→ **What this task involves**: Print only the lines from the top of the data through the line with "</style></head><body>", both included, skipping every picture.

→ **Recorded information**:
+ + + + + + +

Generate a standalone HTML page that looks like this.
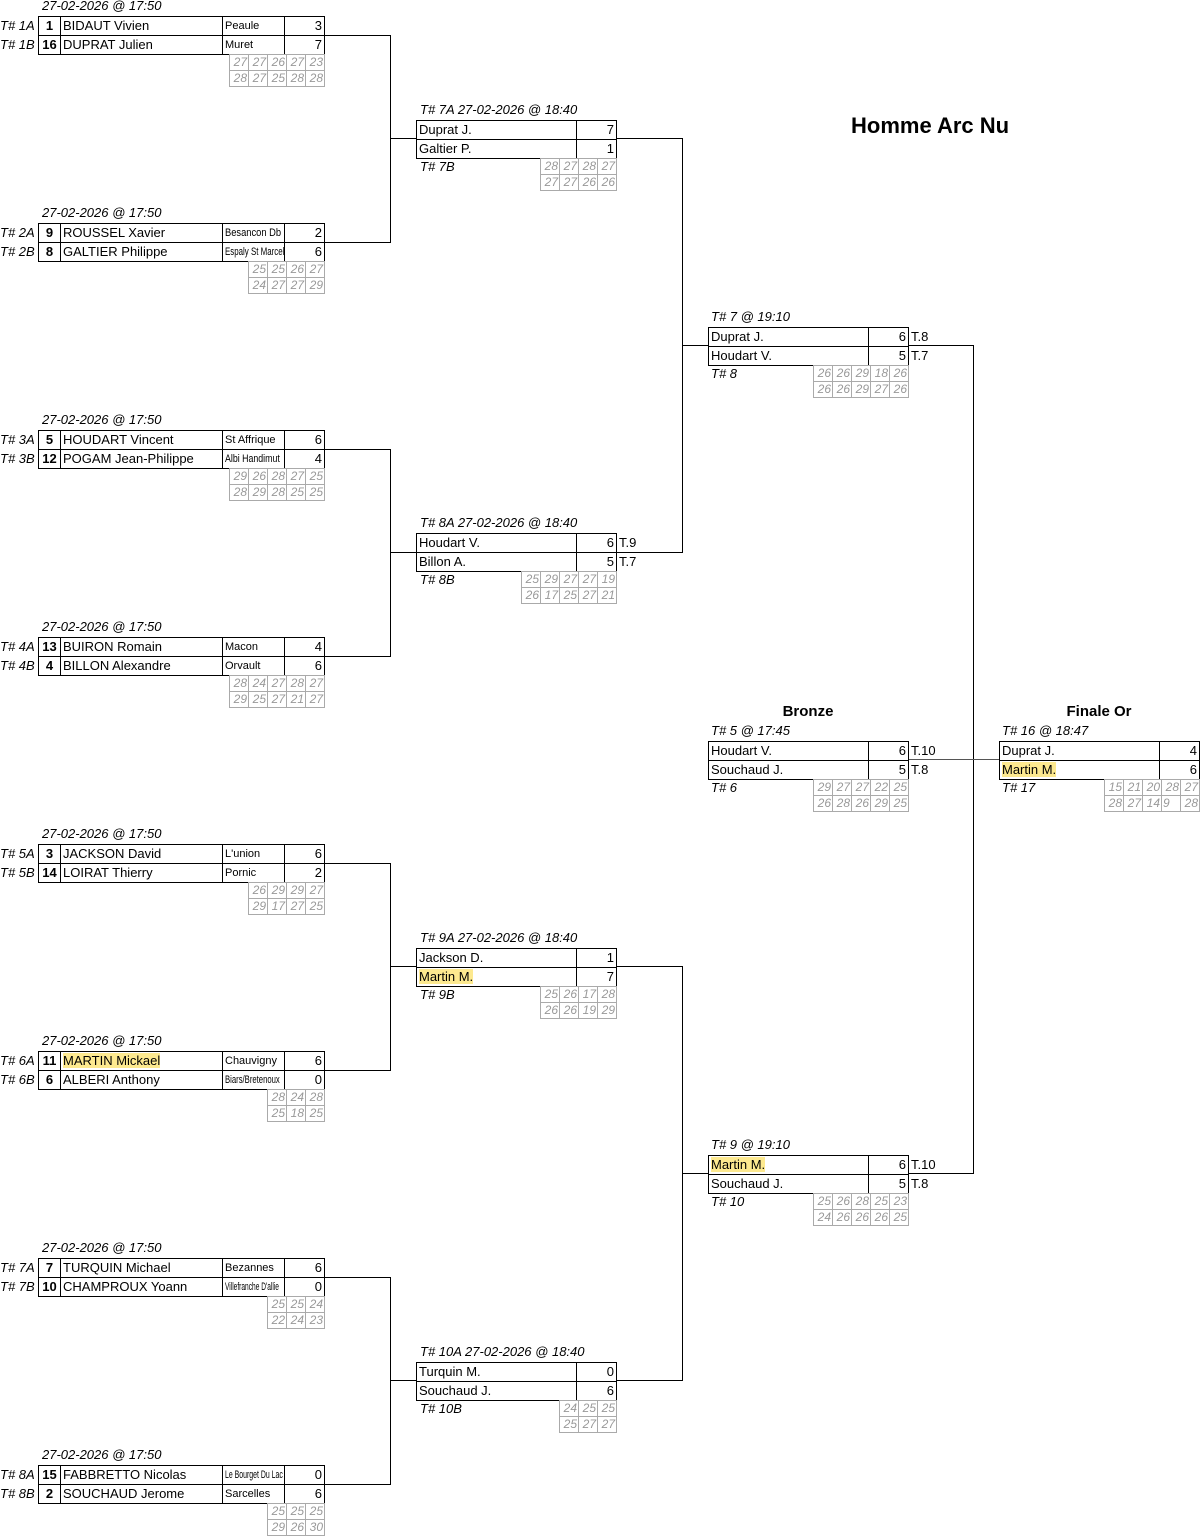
<!DOCTYPE html>
<html><head><meta charset="utf-8">
<style>
body{margin:0;width:1200px;height:1535px;position:relative;background:#fff;font-family:"Liberation Sans",sans-serif;color:#000;overflow:hidden}
.a{position:absolute}
.l{position:absolute;background:#000}
.i{font-style:italic;font-size:13px;position:absolute;white-space:nowrap;line-height:15px}
table{position:absolute;border-collapse:collapse;table-layout:fixed}
table.m td{border:1px solid #000;height:18px;padding:0 2px;font-size:13px;white-space:nowrap;overflow:hidden;line-height:18px}
table.m{border:1.5px solid #000}
td.s{text-align:center;font-weight:bold}
td.c{font-size:11px!important}
td.c span{display:inline-block;transform:scaleX(0.72);transform-origin:left center;font-size:11px}
td.n{text-align:right}
table.g td{border:1px solid #aaa;width:16px;height:15px;padding:0 1px;font-size:12px;font-style:italic;color:#999;text-align:right;line-height:15px}
.h{background:#fde98f}
.t{position:absolute;font-size:13px;line-height:18px}
.ti{position:absolute;font-weight:bold;font-size:15px;text-align:center}
</style></head><body>

<div class="a" style="left:851px;top:113px;font-weight:bold;font-size:22px">Homme Arc Nu</div>

<div class="l" style="left:324px;top:35px;width:66px;height:1px"></div>
<div class="l" style="left:324px;top:242px;width:66px;height:1px"></div>
<div class="l" style="left:390px;top:35px;width:1px;height:208px"></div>
<div class="l" style="left:390px;top:138px;width:26px;height:1px"></div>

<div class="l" style="left:324px;top:449px;width:66px;height:1px"></div>
<div class="l" style="left:324px;top:656px;width:66px;height:1px"></div>
<div class="l" style="left:390px;top:449px;width:1px;height:208px"></div>
<div class="l" style="left:390px;top:552px;width:26px;height:1px"></div>

<div class="l" style="left:324px;top:863px;width:66px;height:1px"></div>
<div class="l" style="left:324px;top:1070px;width:66px;height:1px"></div>
<div class="l" style="left:390px;top:863px;width:1px;height:208px"></div>
<div class="l" style="left:390px;top:966px;width:26px;height:1px"></div>

<div class="l" style="left:324px;top:1277px;width:66px;height:1px"></div>
<div class="l" style="left:324px;top:1484px;width:66px;height:1px"></div>
<div class="l" style="left:390px;top:1277px;width:1px;height:208px"></div>
<div class="l" style="left:390px;top:1380px;width:26px;height:1px"></div>

<div class="l" style="left:616px;top:138px;width:66px;height:1px"></div>
<div class="l" style="left:616px;top:552px;width:66px;height:1px"></div>
<div class="l" style="left:682px;top:138px;width:1px;height:415px"></div>
<div class="l" style="left:682px;top:345px;width:26px;height:1px"></div>

<div class="l" style="left:616px;top:966px;width:66px;height:1px"></div>
<div class="l" style="left:616px;top:1380px;width:66px;height:1px"></div>
<div class="l" style="left:682px;top:966px;width:1px;height:415px"></div>
<div class="l" style="left:682px;top:1173px;width:26px;height:1px"></div>

<div class="l" style="left:908px;top:345px;width:65px;height:1px"></div>
<div class="l" style="left:908px;top:1173px;width:65px;height:1px"></div>
<div class="l" style="left:973px;top:345px;width:1px;height:829px"></div>
<div class="l" style="left:908px;top:759px;width:91px;height:1px;background:#555"></div>

<!-- M1 -->
<div class="i" style="left:42px;top:-2px">27-02-2026 @ 17:50</div>
<div class="i" style="left:0;top:18px">T# 1A</div><div class="i" style="left:0;top:37px">T# 1B</div>
<table class="m" style="left:38px;top:16px;width:287px"><colgroup><col style="width:22px"><col style="width:162px"><col style="width:62px"><col style="width:40px"></colgroup>
<tr><td class="s">1</td><td>BIDAUT Vivien</td><td class="c">Peaule</td><td class="n">3</td></tr>
<tr><td class="s">16</td><td>DUPRAT Julien</td><td class="c">Muret</td><td class="n">7</td></tr></table>
<table class="g" style="left:229px;top:54px"><tr><td>27</td><td>27</td><td>26</td><td>27</td><td>23</td></tr><tr><td>28</td><td>27</td><td>25</td><td>28</td><td>28</td></tr></table>

<!-- M2 -->
<div class="i" style="left:42px;top:205px">27-02-2026 @ 17:50</div>
<div class="i" style="left:0;top:225px">T# 2A</div><div class="i" style="left:0;top:244px">T# 2B</div>
<table class="m" style="left:38px;top:223px;width:287px"><colgroup><col style="width:22px"><col style="width:162px"><col style="width:62px"><col style="width:40px"></colgroup>
<tr><td class="s">9</td><td>ROUSSEL Xavier</td><td class="c"><span style="transform:scaleX(0.85)">Besancon Db</span></td><td class="n">2</td></tr>
<tr><td class="s">8</td><td>GALTIER Philippe</td><td class="c"><span>Espaly St Marcel</span></td><td class="n">6</td></tr></table>
<table class="g" style="left:248px;top:261px"><tr><td>25</td><td>25</td><td>26</td><td>27</td></tr><tr><td>24</td><td>27</td><td>27</td><td>29</td></tr></table>

<!-- M3 -->
<div class="i" style="left:42px;top:412px">27-02-2026 @ 17:50</div>
<div class="i" style="left:0;top:432px">T# 3A</div><div class="i" style="left:0;top:451px">T# 3B</div>
<table class="m" style="left:38px;top:430px;width:287px"><colgroup><col style="width:22px"><col style="width:162px"><col style="width:62px"><col style="width:40px"></colgroup>
<tr><td class="s">5</td><td>HOUDART Vincent</td><td class="c">St Affrique</td><td class="n">6</td></tr>
<tr><td class="s">12</td><td>POGAM Jean-Philippe</td><td class="c"><span style="transform:scaleX(0.8)">Albi Handimut</span></td><td class="n">4</td></tr></table>
<table class="g" style="left:229px;top:468px"><tr><td>29</td><td>26</td><td>28</td><td>27</td><td>25</td></tr><tr><td>28</td><td>29</td><td>28</td><td>25</td><td>25</td></tr></table>

<!-- M4 -->
<div class="i" style="left:42px;top:619px">27-02-2026 @ 17:50</div>
<div class="i" style="left:0;top:639px">T# 4A</div><div class="i" style="left:0;top:658px">T# 4B</div>
<table class="m" style="left:38px;top:637px;width:287px"><colgroup><col style="width:22px"><col style="width:162px"><col style="width:62px"><col style="width:40px"></colgroup>
<tr><td class="s">13</td><td>BUIRON Romain</td><td class="c">Macon</td><td class="n">4</td></tr>
<tr><td class="s">4</td><td>BILLON Alexandre</td><td class="c">Orvault</td><td class="n">6</td></tr></table>
<table class="g" style="left:229px;top:675px"><tr><td>28</td><td>24</td><td>27</td><td>28</td><td>27</td></tr><tr><td>29</td><td>25</td><td>27</td><td>21</td><td>27</td></tr></table>

<!-- M5 -->
<div class="i" style="left:42px;top:826px">27-02-2026 @ 17:50</div>
<div class="i" style="left:0;top:846px">T# 5A</div><div class="i" style="left:0;top:865px">T# 5B</div>
<table class="m" style="left:38px;top:844px;width:287px"><colgroup><col style="width:22px"><col style="width:162px"><col style="width:62px"><col style="width:40px"></colgroup>
<tr><td class="s">3</td><td>JACKSON David</td><td class="c">L'union</td><td class="n">6</td></tr>
<tr><td class="s">14</td><td>LOIRAT Thierry</td><td class="c">Pornic</td><td class="n">2</td></tr></table>
<table class="g" style="left:248px;top:882px"><tr><td>26</td><td>29</td><td>29</td><td>27</td></tr><tr><td>29</td><td>17</td><td>27</td><td>25</td></tr></table>

<!-- M6 -->
<div class="i" style="left:42px;top:1033px">27-02-2026 @ 17:50</div>
<div class="i" style="left:0;top:1053px">T# 6A</div><div class="i" style="left:0;top:1072px">T# 6B</div>
<table class="m" style="left:38px;top:1051px;width:287px"><colgroup><col style="width:22px"><col style="width:162px"><col style="width:62px"><col style="width:40px"></colgroup>
<tr><td class="s">11</td><td><span class="h">MARTIN Mickael</span></td><td class="c">Chauvigny</td><td class="n">6</td></tr>
<tr><td class="s">6</td><td>ALBERI Anthony</td><td class="c"><span style="transform:scaleX(0.7)">Biars/Bretenoux</span></td><td class="n">0</td></tr></table>
<table class="g" style="left:267px;top:1089px"><tr><td>28</td><td>24</td><td>28</td></tr><tr><td>25</td><td>18</td><td>25</td></tr></table>

<!-- M7 -->
<div class="i" style="left:42px;top:1240px">27-02-2026 @ 17:50</div>
<div class="i" style="left:0;top:1260px">T# 7A</div><div class="i" style="left:0;top:1279px">T# 7B</div>
<table class="m" style="left:38px;top:1258px;width:287px"><colgroup><col style="width:22px"><col style="width:162px"><col style="width:62px"><col style="width:40px"></colgroup>
<tr><td class="s">7</td><td>TURQUIN Michael</td><td class="c">Bezannes</td><td class="n">6</td></tr>
<tr><td class="s">10</td><td>CHAMPROUX Yoann</td><td class="c"><span style="transform:scaleX(0.6)">Villefranche D'allie</span></td><td class="n">0</td></tr></table>
<table class="g" style="left:267px;top:1296px"><tr><td>25</td><td>25</td><td>24</td></tr><tr><td>22</td><td>24</td><td>23</td></tr></table>

<!-- M8 -->
<div class="i" style="left:42px;top:1447px">27-02-2026 @ 17:50</div>
<div class="i" style="left:0;top:1467px">T# 8A</div><div class="i" style="left:0;top:1486px">T# 8B</div>
<table class="m" style="left:38px;top:1465px;width:287px"><colgroup><col style="width:22px"><col style="width:162px"><col style="width:62px"><col style="width:40px"></colgroup>
<tr><td class="s">15</td><td>FABBRETTO Nicolas</td><td class="c"><span style="transform:scaleX(0.63)">Le Bourget Du Lac</span></td><td class="n">0</td></tr>
<tr><td class="s">2</td><td>SOUCHAUD Jerome</td><td class="c">Sarcelles</td><td class="n">6</td></tr></table>
<table class="g" style="left:267px;top:1503px"><tr><td>25</td><td>25</td><td>25</td></tr><tr><td>29</td><td>26</td><td>30</td></tr></table>

<!-- ROUND 2 -->
<div class="i" style="left:420px;top:102px">T# 7A 27-02-2026 @ 18:40</div>
<table class="m" style="left:416px;top:120px;width:201px"><colgroup><col style="width:160px"><col style="width:40px"></colgroup>
<tr><td>Duprat J.</td><td class="n">7</td></tr><tr><td>Galtier P.</td><td class="n">1</td></tr></table>
<div class="i" style="left:420px;top:159px">T# 7B</div>
<table class="g" style="left:540px;top:158px"><tr><td>28</td><td>27</td><td>28</td><td>27</td></tr><tr><td>27</td><td>27</td><td>26</td><td>26</td></tr></table>

<div class="i" style="left:420px;top:515px">T# 8A 27-02-2026 @ 18:40</div>
<table class="m" style="left:416px;top:533px;width:201px"><colgroup><col style="width:160px"><col style="width:40px"></colgroup>
<tr><td>Houdart V.</td><td class="n">6</td></tr><tr><td>Billon A.</td><td class="n">5</td></tr></table>
<div class="t" style="left:619px;top:534px">T.9</div><div class="t" style="left:619px;top:553px">T.7</div>
<div class="i" style="left:420px;top:572px">T# 8B</div>
<table class="g" style="left:521px;top:571px"><tr><td>25</td><td>29</td><td>27</td><td>27</td><td>19</td></tr><tr><td>26</td><td>17</td><td>25</td><td>27</td><td>21</td></tr></table>

<div class="i" style="left:420px;top:930px">T# 9A 27-02-2026 @ 18:40</div>
<table class="m" style="left:416px;top:948px;width:201px"><colgroup><col style="width:160px"><col style="width:40px"></colgroup>
<tr><td>Jackson D.</td><td class="n">1</td></tr><tr><td><span class="h">Martin M.</span></td><td class="n">7</td></tr></table>
<div class="i" style="left:420px;top:987px">T# 9B</div>
<table class="g" style="left:540px;top:986px"><tr><td>25</td><td>26</td><td>17</td><td>28</td></tr><tr><td>26</td><td>26</td><td>19</td><td>29</td></tr></table>

<div class="i" style="left:420px;top:1344px">T# 10A 27-02-2026 @ 18:40</div>
<table class="m" style="left:416px;top:1362px;width:201px"><colgroup><col style="width:160px"><col style="width:40px"></colgroup>
<tr><td>Turquin M.</td><td class="n">0</td></tr><tr><td>Souchaud J.</td><td class="n">6</td></tr></table>
<div class="i" style="left:420px;top:1401px">T# 10B</div>
<table class="g" style="left:559px;top:1400px"><tr><td>24</td><td>25</td><td>25</td></tr><tr><td>25</td><td>27</td><td>27</td></tr></table>

<!-- ROUND 3 -->
<div class="i" style="left:711px;top:309px">T# 7 @ 19:10</div>
<table class="m" style="left:708px;top:327px;width:201px"><colgroup><col style="width:160px"><col style="width:40px"></colgroup>
<tr><td>Duprat J.</td><td class="n">6</td></tr><tr><td>Houdart V.</td><td class="n">5</td></tr></table>
<div class="t" style="left:911px;top:328px">T.8</div><div class="t" style="left:911px;top:347px">T.7</div>
<div class="i" style="left:711px;top:366px">T# 8</div>
<table class="g" style="left:813px;top:365px"><tr><td>26</td><td>26</td><td>29</td><td>18</td><td>26</td></tr><tr><td>26</td><td>26</td><td>29</td><td>27</td><td>26</td></tr></table>

<div class="i" style="left:711px;top:1137px">T# 9 @ 19:10</div>
<table class="m" style="left:708px;top:1155px;width:201px"><colgroup><col style="width:160px"><col style="width:40px"></colgroup>
<tr><td><span class="h">Martin M.</span></td><td class="n">6</td></tr><tr><td>Souchaud J.</td><td class="n">5</td></tr></table>
<div class="t" style="left:911px;top:1156px">T.10</div><div class="t" style="left:911px;top:1175px">T.8</div>
<div class="i" style="left:711px;top:1194px">T# 10</div>
<table class="g" style="left:813px;top:1193px"><tr><td>25</td><td>26</td><td>28</td><td>25</td><td>23</td></tr><tr><td>24</td><td>26</td><td>26</td><td>26</td><td>25</td></tr></table>

<!-- Bronze -->
<div class="ti" style="left:708px;top:703px;width:200px">Bronze</div>
<div class="i" style="left:711px;top:723px">T# 5 @ 17:45</div>
<table class="m" style="left:708px;top:741px;width:201px"><colgroup><col style="width:160px"><col style="width:40px"></colgroup>
<tr><td>Houdart V.</td><td class="n">6</td></tr><tr><td>Souchaud J.</td><td class="n">5</td></tr></table>
<div class="t" style="left:911px;top:742px">T.10</div><div class="t" style="left:911px;top:761px">T.8</div>
<div class="i" style="left:711px;top:780px">T# 6</div>
<table class="g" style="left:813px;top:779px"><tr><td>29</td><td>27</td><td>27</td><td>22</td><td>25</td></tr><tr><td>26</td><td>28</td><td>26</td><td>29</td><td>25</td></tr></table>

<!-- Final -->
<div class="ti" style="left:999px;top:703px;width:200px">Finale Or</div>
<div class="i" style="left:1002px;top:723px">T# 16 @ 18:47</div>
<table class="m" style="left:999px;top:741px;width:201px"><colgroup><col style="width:160px"><col style="width:40px"></colgroup>
<tr><td>Duprat J.</td><td class="n">4</td></tr><tr><td><span class="h">Martin M.</span></td><td class="n">6</td></tr></table>
<div class="i" style="left:1002px;top:780px">T# 17</div>
<table class="g" style="left:1104px;top:779px"><tr><td>15</td><td>21</td><td>20</td><td>28</td><td>27</td></tr><tr><td>28</td><td>27</td><td>14</td><td style="text-align:left">9</td><td>28</td></tr></table>

</body></html>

+ + + + + + +

→ **Answer to this exercise**:
Generate a standalone HTML page that looks like this.
<!DOCTYPE html>
<html><head><meta charset="utf-8">
<style>
body{margin:0;width:1200px;height:1535px;position:relative;background:#fff;font-family:"Liberation Sans",sans-serif;color:#000;overflow:hidden}
.a{position:absolute}
.l{position:absolute;background:#000}
.i{font-style:italic;font-size:13px;position:absolute;white-space:nowrap;line-height:15px}
table{position:absolute;border-collapse:collapse;table-layout:fixed}
table.m td{border:1px solid #000;height:18px;padding:0 2px;font-size:13px;white-space:nowrap;overflow:hidden;line-height:18px}
table.m{border:1.5px solid #000}
td.s{text-align:center;font-weight:bold}
td.c{font-size:11px!important}
td.c span{display:inline-block;transform:scaleX(0.72);transform-origin:left center;font-size:11px}
td.n{text-align:right}
table.g td{border:1px solid #aaa;width:16px;height:15px;padding:0 1px;font-size:12px;font-style:italic;color:#999;text-align:right;line-height:15px}
.h{background:#fde98f}
.t{position:absolute;font-size:13px;line-height:18px}
.ti{position:absolute;font-weight:bold;font-size:15px;text-align:center}
</style></head><body>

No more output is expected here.